Today is another of Those Days, when detail is so sharp it can draw blood. Memory is a faithless companion sometimes -- what we think we remember is sometimes only a hazy scrap, lacking in context -- but on days like this memory's walk is as true as a razor's edge.
And so to January 28, 35 years ago.
You'll read about it today on the news wires and see it on social media and the teevees, because Jan. 28, 1986 remains a day that sears. It's a billowing white cloud in the blue Florida sky where the contrail of a rocket should have been, trailing party streamers of smoke as if this were some sort of macabre celebration. It's seven lives gone, like that, including a New Hampshire schoolteacher who was along for the ride.
It's the notion of American infallibility gone, too, in that same awful instant.
The moment the space shuttle Challenger blew up is the moment America paid for its assumptions, and the complacency that rides shotgun with assumptions. We assumed our space program was charmed, you see. We assumed it would never again have an Apollo 1 tragedy, that Gus Grissom, Ed White and Roger Chaffee dying in a cabin fire paid the bill in full 19 years less a day before the Challenger went up.
In the years between, we'd put men on the moon and brought back the crew of Apollo 13 and launched piles of shuttle flights, and everything worked out.
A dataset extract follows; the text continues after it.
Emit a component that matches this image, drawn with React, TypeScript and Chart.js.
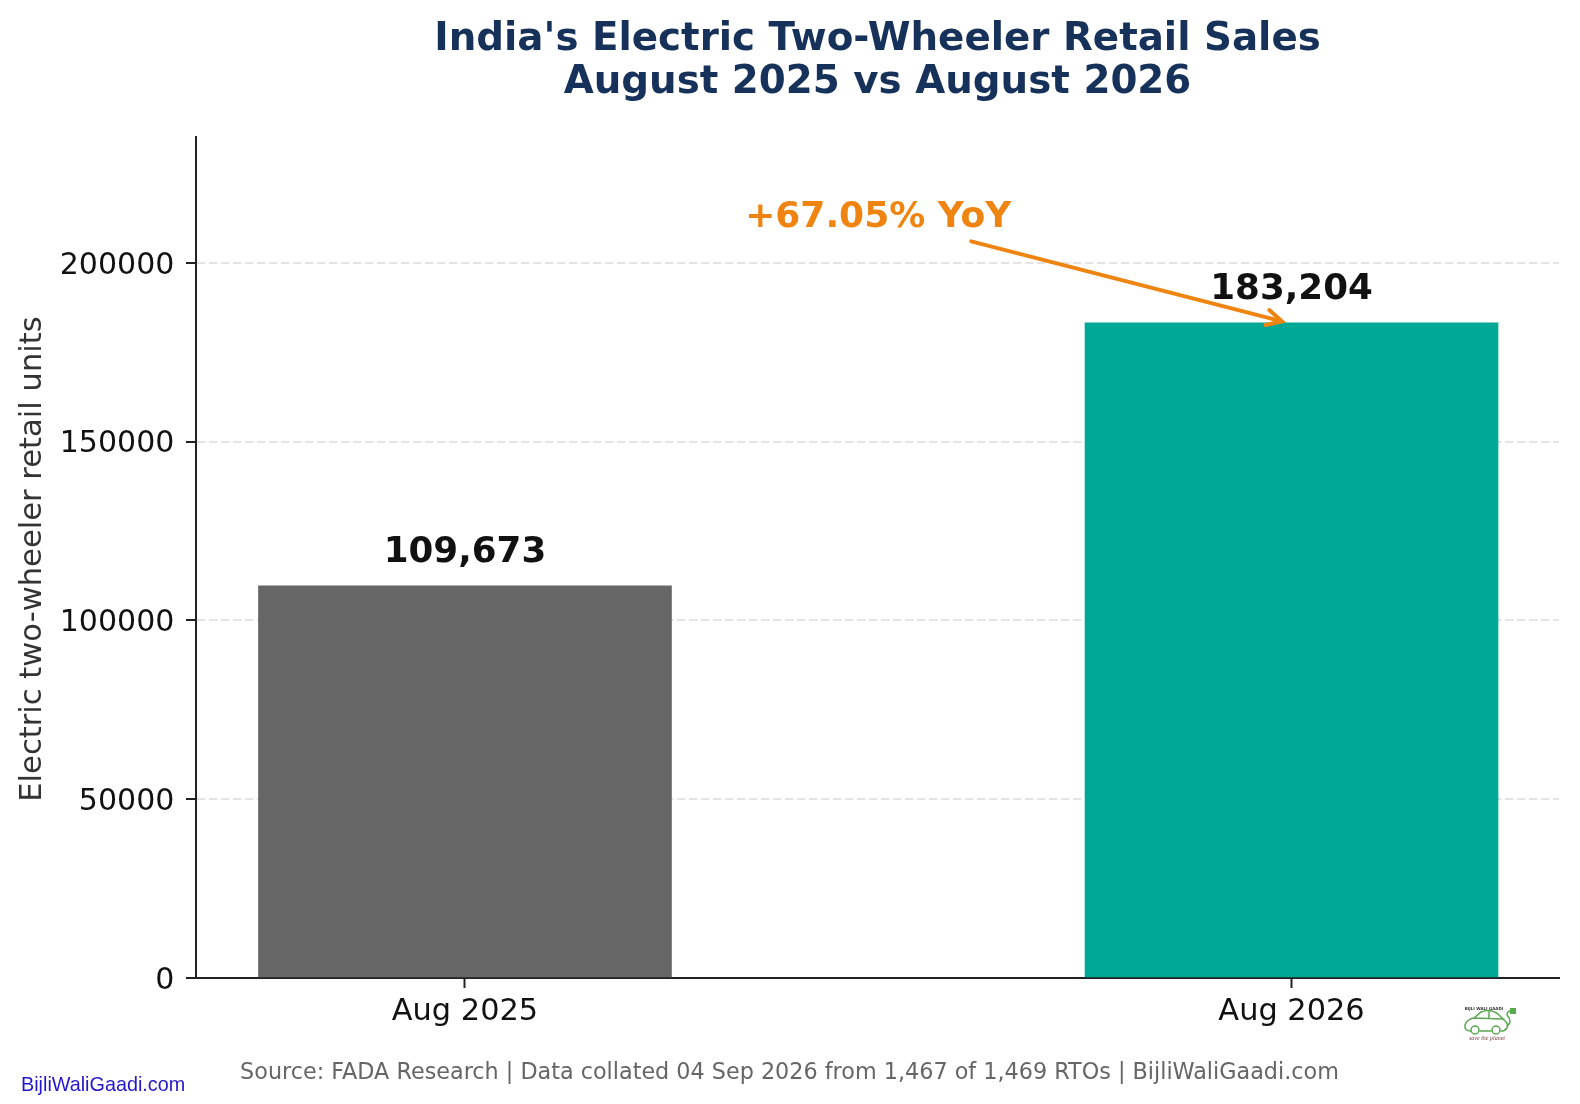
import { useRef, useEffect } from "react";
import { Chart, registerables } from "chart.js";

Chart.register(...registerables);

const FONT = "'DejaVu Sans', sans-serif";

const categories = ["Aug 2025", "Aug 2026"];
const positions = [0, 1];
const retailUnits = [109673, 183204];
const valueLabels = ["109,673", "183,204"];
const barColors = ["#666666", "#00a896"];
const yTicks = [0, 50000, 100000, 150000, 200000];

const titleLines = ["India's Electric Two-Wheeler Retail Sales", "August 2025 vs August 2026"];
const yLabel = "Electric two-wheeler retail units";
const growthLabel = "+67.05% YoY";
const growthLabelAt = [0.5, 212500];
const arrowFrom = [0.6125, 206000];
const arrowTo = [0.9885, 183620];
const sourceText = "Source: FADA Research | Data collated 04 Sep 2026 from 1,467 of 1,469 RTOs | BijliWaliGaadi.com";
const siteText = "BijliWaliGaadi.com";

const annotations = {
    id: "annotations",
    afterDatasetsDraw(chart: Chart) {
        const { ctx, scales } = chart;
        const x = scales.x;
        const y = scales.y;
        ctx.save();

        // value labels over the bars
        ctx.textAlign = "center";
        ctx.textBaseline = "middle";
        ctx.fillStyle = "#111111";
        ctx.font = `bold 35.7px ${FONT}`;
        positions.forEach((p, i) => {
            ctx.fillText(valueLabels[i], x.getPixelForValue(p), y.getPixelForValue(retailUnits[i]) - 33.5);
        });

        // growth label and arrow
        ctx.fillStyle = "#ef8510";
        ctx.font = `bold 36px ${FONT}`;
        ctx.fillText(growthLabel, x.getPixelForValue(growthLabelAt[0]), y.getPixelForValue(growthLabelAt[1]));
        const x0 = x.getPixelForValue(arrowFrom[0]);
        const y0 = y.getPixelForValue(arrowFrom[1]);
        const x1 = x.getPixelForValue(arrowTo[0]);
        const y1 = y.getPixelForValue(arrowTo[1]);
        const angle = Math.atan2(y1 - y0, x1 - x0);
        ctx.strokeStyle = "#ef8510";
        ctx.lineWidth = 4;
        ctx.lineCap = "round";
        ctx.beginPath();
        ctx.moveTo(x0, y0);
        ctx.lineTo(x1, y1);
        ctx.moveTo(x1 + 17 * Math.cos(angle + 2.67), y1 + 17 * Math.sin(angle + 2.67));
        ctx.lineTo(x1, y1);
        ctx.lineTo(x1 + 17 * Math.cos(angle - 2.67), y1 + 17 * Math.sin(angle - 2.67));
        ctx.stroke();

        // y axis title, sits a little below the plot centre
        ctx.save();
        ctx.translate(33, 559);
        ctx.rotate(-Math.PI / 2);
        ctx.fillStyle = "#333333";
        ctx.font = `30.6px ${FONT}`;
        ctx.fillText(yLabel, 0, 0);
        ctx.restore();

        // footer
        ctx.fillStyle = "#666666";
        ctx.font = `22.3px ${FONT}`;
        ctx.fillText(sourceText, 789.5, 1073);
        ctx.textAlign = "left";
        ctx.fillStyle = "#2418c8";
        ctx.font = "19.8px 'Liberation Sans', sans-serif";
        ctx.fillText(siteText, 21, 1086);

        // small car logo
        ctx.strokeStyle = "#58a84e";
        ctx.lineWidth = 1.5;
        ctx.lineCap = "round";
        ctx.beginPath();
        ctx.moveTo(1471, 1031);
        ctx.quadraticCurveTo(1464, 1031, 1465, 1025);
        ctx.quadraticCurveTo(1467, 1019, 1474, 1018);
        ctx.lineTo(1481, 1012);
        ctx.quadraticCurveTo(1491, 1008, 1499, 1015);
        ctx.lineTo(1504, 1020);
        ctx.quadraticCurveTo(1509, 1024, 1507, 1028);
        ctx.quadraticCurveTo(1505, 1031, 1501, 1031);
        ctx.moveTo(1480, 1031);
        ctx.lineTo(1491, 1031);
        ctx.moveTo(1474, 1018);
        ctx.lineTo(1504, 1019);
        ctx.moveTo(1489, 1011);
        ctx.lineTo(1489, 1018);
        ctx.moveTo(1507, 1026);
        ctx.quadraticCurveTo(1513, 1022, 1507, 1015);
        ctx.quadraticCurveTo(1507, 1011, 1511, 1011);
        ctx.stroke();
        ctx.beginPath();
        ctx.arc(1475, 1030, 4, 0, Math.PI * 2);
        ctx.moveTo(1500, 1030);
        ctx.arc(1496, 1030, 4, 0, Math.PI * 2);
        ctx.stroke();
        ctx.fillStyle = "#58a84e";
        ctx.fillRect(1510, 1008, 6, 6);
        ctx.textAlign = "center";
        ctx.fillStyle = "#333333";
        ctx.font = `bold 4px ${FONT}`;
        ctx.fillText("BIJLI WALI GAADI", 1484, 1009);
        ctx.fillStyle = "#7a3b3b";
        ctx.font = "italic 6px 'Liberation Serif', serif";
        ctx.fillText("save the planet", 1487, 1038);
        ctx.restore();
    }
};

export default function App() {
    const canvasRef = useRef<HTMLCanvasElement>(null);

    useEffect(() => {
        const canvas = canvasRef.current;
        if (!canvas) return;

        const chart = new Chart(canvas, {
            type: "bar",
            data: {
                datasets: [
                    {
                        data: positions.map((p, i) => ({ x: p, y: retailUnits[i] })),
                        backgroundColor: barColors,
                        barThickness: 413
                    }
                ]
            },
            options: {
                responsive: false,
                devicePixelRatio: 1,
                animation: false,
                layout: { padding: { left: 0, right: 21, top: 0, bottom: 0 } },
                scales: {
                    x: {
                        type: "linear",
                        offset: false,
                        min: -0.3254,
                        max: 1.3236,
                        afterBuildTicks: scale => {
                            scale.ticks = positions.map(p => ({ value: p }));
                        },
                        afterFit: scale => {
                            scale.height = 126;
                        },
                        border: { color: "#222222", width: 2 },
                        grid: { offset: false, drawOnChartArea: false, tickColor: "#222222", tickLength: 10, tickWidth: 2 },
                        ticks: {
                            color: "#111111",
                            font: { family: FONT, size: 30.4 },
                            padding: 6,
                            maxRotation: 0,
                            callback: value => categories[positions.indexOf(Number(value))]
                        }
                    },
                    y: {
                        min: 0,
                        max: 235200,
                        afterBuildTicks: scale => {
                            scale.ticks = yTicks.map(v => ({ value: v }));
                        },
                        afterFit: scale => {
                            scale.width = 196;
                        },
                        border: { color: "#222222", width: 2, dash: [8.5, 3.5] },
                        grid: {
                            color: "#e4e4e4",
                            lineWidth: 2,
                            tickColor: "#222222",
                            tickLength: 10,
                            tickWidth: 2,
                            tickBorderDash: []
                        },
                        ticks: {
                            color: "#111111",
                            autoSkip: false,
                            // lineHeight + blank first line nudges the label 3px under its tick
                            font: { family: FONT, size: 30, lineHeight: 0.2 },
                            padding: 11.7,
                            callback: value => ["", String(value)]
                        }
                    }
                },
                plugins: {
                    legend: { display: false },
                    tooltip: { enabled: false },
                    title: {
                        display: true,
                        fullSize: false,
                        text: titleLines,
                        color: "#17325a",
                        font: { family: FONT, size: 38.8, weight: "bold", lineHeight: 1.115 },
                        padding: { top: 18, bottom: 32.4 }
                    }
                }
            },
            plugins: [annotations]
        });

        return () => chart.destroy();
    }, []);

    return (
        <div style={{ position: "absolute", left: 0, top: 0, width: 1580, height: 1104, background: "#ffffff" }}>
            <canvas ref={canvasRef} width={1580} height={1104} />
        </div>
    );
}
And so we came to believe everything always would work out, and to think of shuttle launches as just another routine part of another routine day.
They are not, of course. They never are. And so when the Challenger blew up, it became one of Those Days, when memory is a razor and we remember what we were doing, what kind of day it was, Where We Were When We Heard The News.
When Dallas happened, I was on the bus home from school and the sun was shining in that low burnished November way, and two kids sitting behind me were talking about Kennedy getting shot with a rifle.
When Martin Luther King Jr. was assassinated, I was at home watching "Daniel Boone" and my parents were at the grocery and the network cut in with a news flash about a shooting in Memphis.
When Robert Kennedy was assassinated, it was a June morning and my friend and I had just awakened after camping out in his treehouse, and he turned on the radio and we both yelped "What?!" at exactly the same time.
I heard about John Lennon on the car radio as I drove to work in the predawn December darkness. And I heard about the Challenger in a bookstore in Anderson, In., on my day off.
It was two days after the Bears won the Super Bowl, the woman at the cash register had a radio on, and gradually the hushed tone of the commentators penetrated my usual bookstore fog.
"What's going on?" I asked.
The woman at the register looked up. To this day -- razor memory again -- I can vividly recall the blank incomprehension on her face.
"I think the space shuttle just blew up," she said, softly.
Thirty-five years later I still hear her.